Minutes of the Monetary Policy Meeting held on 26 April 2017

At the monetary policy meeting on 26 April, the Executive Board of the Riksbank decided to continue purchasing government bonds during the second half of 2017, both nominal and real bonds, each corresponding to SEK 7.5 billion. Maturities and coupon payments on the government bond portfolio will also be reinvested. The repo rate will be held at –0.50 per cent and is not expected to be raised until mid-2018.

At the meeting, it was noted that the Executive Board was in agreement on the picture of economic developments and the outlook for inflation described in the draft Monetary Policy Report. Economic activity continues to strengthen, but the political situation abroad is creating risks to economic development going forward.
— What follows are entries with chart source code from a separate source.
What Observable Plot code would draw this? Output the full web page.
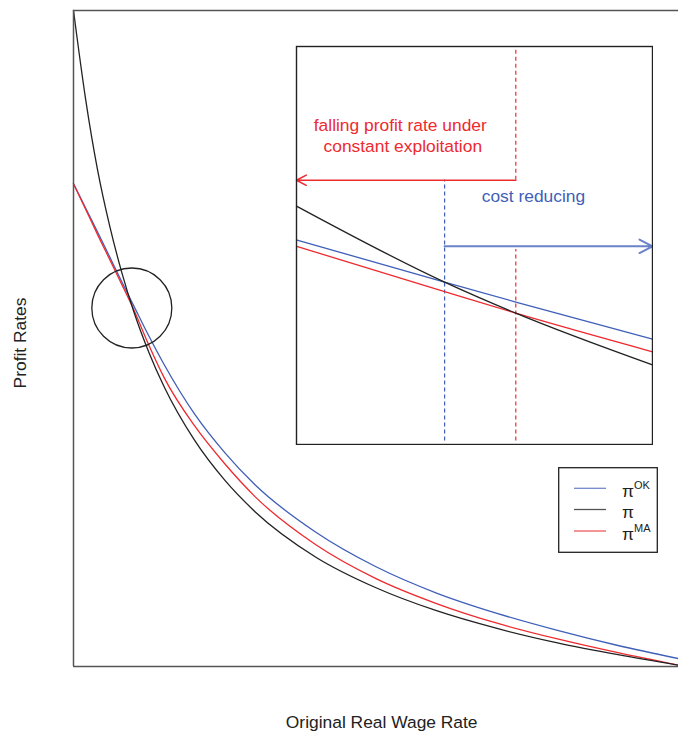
<!DOCTYPE html>
<html>
<head>
<meta charset="utf-8">
<script src="https://cdn.jsdelivr.net/npm/d3@7"></script>
<script src="https://cdn.jsdelivr.net/npm/@observablehq/plot@0.6"></script>
<style>
  html, body { margin: 0; padding: 0; background: white; overflow: hidden; }
  #wrap { position: relative; width: 678px; height: 733px; font-family: "Liberation Sans", Arial, sans-serif; }
  #main, #inset, #legend { position: absolute; }
  #main { left: 0; top: 0; }
  #inset { left: 295px; top: 45px; }
  #legend { left: 558px; top: 467px; }
</style>
</head>
<body>
<div id="wrap"><div id="main"></div><div id="inset"></div><div id="legend"></div></div>
<script>
// ---- Main chart data (wage in relative units 0..1, profit rate in relative units 0..1)
const wage     = [0, 0.02, 0.04, 0.06, 0.08, 0.1, 0.125, 0.15, 0.2, 0.25, 0.3, 0.4, 0.5, 0.6, 0.7, 0.8, 0.9, 1.0];
const valuesPi = [1.0, 0.865, 0.756, 0.671, 0.600, 0.540, 0.478, 0.426, 0.345, 0.284, 0.236, 0.167, 0.120, 0.085, 0.058, 0.036, 0.018, 0.002];
const valuesOK = [0.736, 0.699, 0.662, 0.624, 0.586, 0.549, 0.503, 0.460, 0.385, 0.326, 0.277, 0.205, 0.152, 0.112, 0.081, 0.055, 0.032, 0.012];
const valuesMA = [0.736, 0.697, 0.658, 0.620, 0.582, 0.543, 0.489, 0.440, 0.367, 0.309, 0.259, 0.186, 0.134, 0.096, 0.066, 0.042, 0.021, 0.002];

const circleCenter = [{x: 0.0964, y: 0.5465}];

// ---- Inset (zoom of the circled region), relative units 0..1
const insetX     = [0, 0.416, 0.616, 1];
const insetPi    = [0.599, 0.408, 0.330, 0.200];
const insetPiOK  = [0.514, 0.408, 0.358, 0.265];
const insetPiMA  = [0.498, 0.384, 0.330, 0.233];
const wageOKSwitch = 0.416;   // where π^OK meets π
const wageMASwitch = 0.616;   // where π^MA meets π
const redArrowLevel = 0.664;
const blueArrowLevel = 0.498;
const insetTexts = [
  {x: 0.2915, y: 0.8005, text: "falling profit rate under", color: "#ee2a2f"},
  {x: 0.2986, y: 0.7494, text: "constant exploitation", color: "#ee2a2f"},
  {x: 0.6656, y: 0.6242, text: "cost reducing", color: "#3f5fb8"}
];

// ---- Legend
const legendLabels = ["π", "π", "π"];
const legendSups = ["OK", "", "MA"];
const legendColors = ["#7388cc", "#555555", "#f05a5a"];

const BLUE = "#3f5fb8", RED = "#ee2a2f", BLACK = "#222222";
const FONT = "'Liberation Sans', Arial, sans-serif";

const zip = (xs, ys) => xs.map((x, i) => ({x, y: ys[i]}));

const main = Plot.plot({
  width: 678,
  height: 733,
  marginLeft: 73,
  marginRight: 0,
  marginTop: 10,
  marginBottom: 67,
  x: {domain: [0, 1], axis: null},
  y: {domain: [0, 1], axis: null},
  style: {fontFamily: FONT, fontSize: "17.4px", background: "white", color: "#222"},
  marks: [
    Plot.line(zip(wage, valuesOK), {x: "x", y: "y", stroke: BLUE, strokeWidth: 1.3, curve: "monotone-x"}),
    Plot.line(zip(wage, valuesMA), {x: "x", y: "y", stroke: RED, strokeWidth: 1.3, curve: "monotone-x"}),
    Plot.line(zip(wage, valuesPi), {x: "x", y: "y", stroke: BLACK, strokeWidth: 1.3, curve: "monotone-x"}),
    Plot.dot(circleCenter, {x: "x", y: "y", r: 40, stroke: BLACK, fill: "none", strokeWidth: 1.3}),
    Plot.ruleX([0], {stroke: "#555", strokeWidth: 1.5}),
    Plot.ruleY([0, 1], {stroke: "#555", strokeWidth: 1.5}),
    Plot.text(["Original Real Wage Rate"], {frameAnchor: "bottom", text: d => d, textAnchor: "middle", lineAnchor: "middle", dy: 55.7, dx: 5.7, fill: "#222", fontSize: 17.4}),
    Plot.text(["Profit Rates"], {frameAnchor: "left", text: d => d, textAnchor: "middle", lineAnchor: "middle", rotate: -90, dx: -53, dy: 4.5, fill: "#222", fontSize: 17.4})
  ]
});
document.getElementById("main").appendChild(main);

const inset = Plot.plot({
  width: 358,
  height: 400,
  marginLeft: 1, marginRight: 1, marginTop: 1, marginBottom: 1,
  x: {domain: [0, 1], axis: null},
  y: {domain: [0, 1], axis: null},
  style: {fontFamily: FONT, fontSize: "17.4px", background: "white"},
  marks: [
    Plot.ruleX([wageOKSwitch], {y1: 0.009, y2: redArrowLevel, stroke: BLUE, strokeWidth: 1.2, strokeDasharray: "4,3"}),
    Plot.ruleX([wageMASwitch], {y1: redArrowLevel, y2: 1, stroke: RED, strokeWidth: 1.2, strokeDasharray: "4,3"}),
    Plot.ruleX([wageMASwitch], {y1: 0.009, y2: 0.490, stroke: RED, strokeWidth: 1.2, strokeDasharray: "4,3"}),
    Plot.line(zip(insetX, insetPiOK), {x: "x", y: "y", stroke: BLUE, strokeWidth: 1.3, curve: "monotone-x"}),
    Plot.line(zip(insetX, insetPiMA), {x: "x", y: "y", stroke: RED, strokeWidth: 1.3, curve: "monotone-x"}),
    Plot.line(zip(insetX, insetPi), {x: "x", y: "y", stroke: BLACK, strokeWidth: 1.3, curve: "monotone-x"}),
    Plot.arrow([{x1: wageMASwitch, x2: 0, y: redArrowLevel}], {x1: "x1", x2: "x2", y1: "y", y2: "y", stroke: RED, strokeWidth: 1.5, headLength: 11, headAngle: 55, bend: 0}),
    Plot.arrow([{x1: wageOKSwitch, x2: 1, y: blueArrowLevel}], {x1: "x1", x2: "x2", y1: "y", y2: "y", stroke: "#6a82c8", strokeWidth: 2, headLength: 11, headAngle: 55, bend: 0}),
    Plot.text(insetTexts, {x: "x", y: "y", text: "text", fill: "color", fontSize: 17.4}),
    Plot.frame({stroke: BLACK, strokeWidth: 1.4})
  ]
});
document.getElementById("inset").appendChild(inset);

// Legend
const lg = d3.select("#legend").append("svg").attr("width", 100).attr("height", 86)
  .style("font-family", FONT);
lg.append("rect").attr("x", 0.7).attr("y", 0.7).attr("width", 98.6).attr("height", 84.6)
  .attr("fill", "white").attr("stroke", "#222").attr("stroke-width", 1.3);
const rowY = [21.3, 42.5, 64];
legendLabels.forEach((lab, i) => {
  lg.append("line").attr("x1", 16).attr("x2", 48).attr("y1", rowY[i]).attr("y2", rowY[i])
    .attr("stroke", legendColors[i]).attr("stroke-width", 1.3);
  const t = lg.append("text").attr("x", 64).attr("y", rowY[i] + 8.5).attr("fill", "#222").attr("font-size", 17.4);
  t.append("tspan").text(lab);
  if (legendSups[i]) t.append("tspan").attr("dy", -7.7).attr("font-size", 11).text(legendSups[i]);
});
</script>
</body>
</html>
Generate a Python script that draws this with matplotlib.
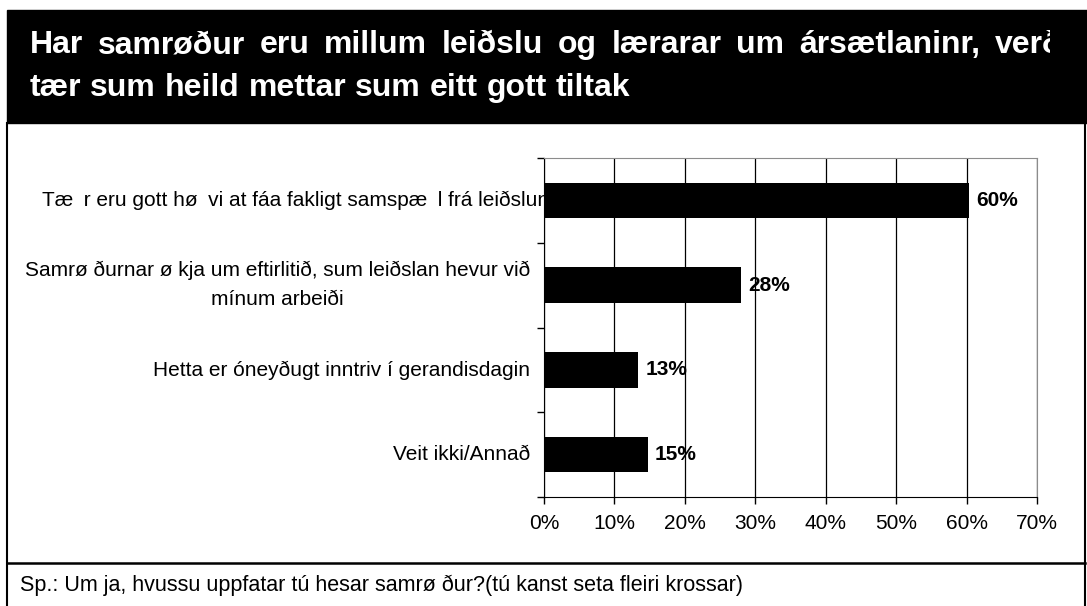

Several Executive Board members pointed out the contradictory nature of international developments, with strong confidence indicators and better economic activity on the one hand and relatively large risks for a worse scenario on the other. It was noted that developments in the euro area have been positive but that inflationary pressures there are still low and that the ECB will continue to pursue a very expansionary monetary policy in the foreseeable future.


Inflation in Sweden has shown a rising trend for a few years, but is now expected to take slightly longer before stabilising around 2 per cent. In a situation where the inflation upswing is expected to be slower and there is still considerable economic uncertainty abroad, the Executive Board was in agreement that an expansionary monetary policy is still needed to provide support to inflation. The monetary policy stance abroad is also very important in this context. The members also discussed the outcome of the wage agreements that have recently been concluded on the Swedish labour market. These indicate slightly lower wage increases than previously expected by the Riksbank and thus lower cost pressures. A key issue for the Riksbank going forward will be to analyse what level of resource utilisation is required for inflation to come up to 2 per cent and remain there more permanently.


All the board members considered that it was appropriate to hold the repo rate unchanged at –0.50 per cent and that the repo rate needed to be kept at its current low level one quarter longer than in the forecast in February. Not until mid-2018 is a rate increase expected. Deputy Governor Henry Ohlsson had preferred an initial rate rise at the beginning of 2018 but did not enter a reservation on this point.


A majority also considered that purchases of government bonds should be extended, with nominal bonds for SEK 7.5 billion andreal bonds for SEK 7.5 billion. The justification for this was slightly lower cost pressures in Sweden, considerable uncertainty over political and economic developments abroad and the risk of the krona appreciating too rapidly if Swedish monetary policy were to deviate too much from policy abroad.


Three members entered reservations against the decision to extend purchases. They did not rule out the possibility of continuing them later on. Their reason for entering reservations was that current monetary policy is sufficiently expansionary and further stimulation would probably not provide any stronger support to the upturn in inflation.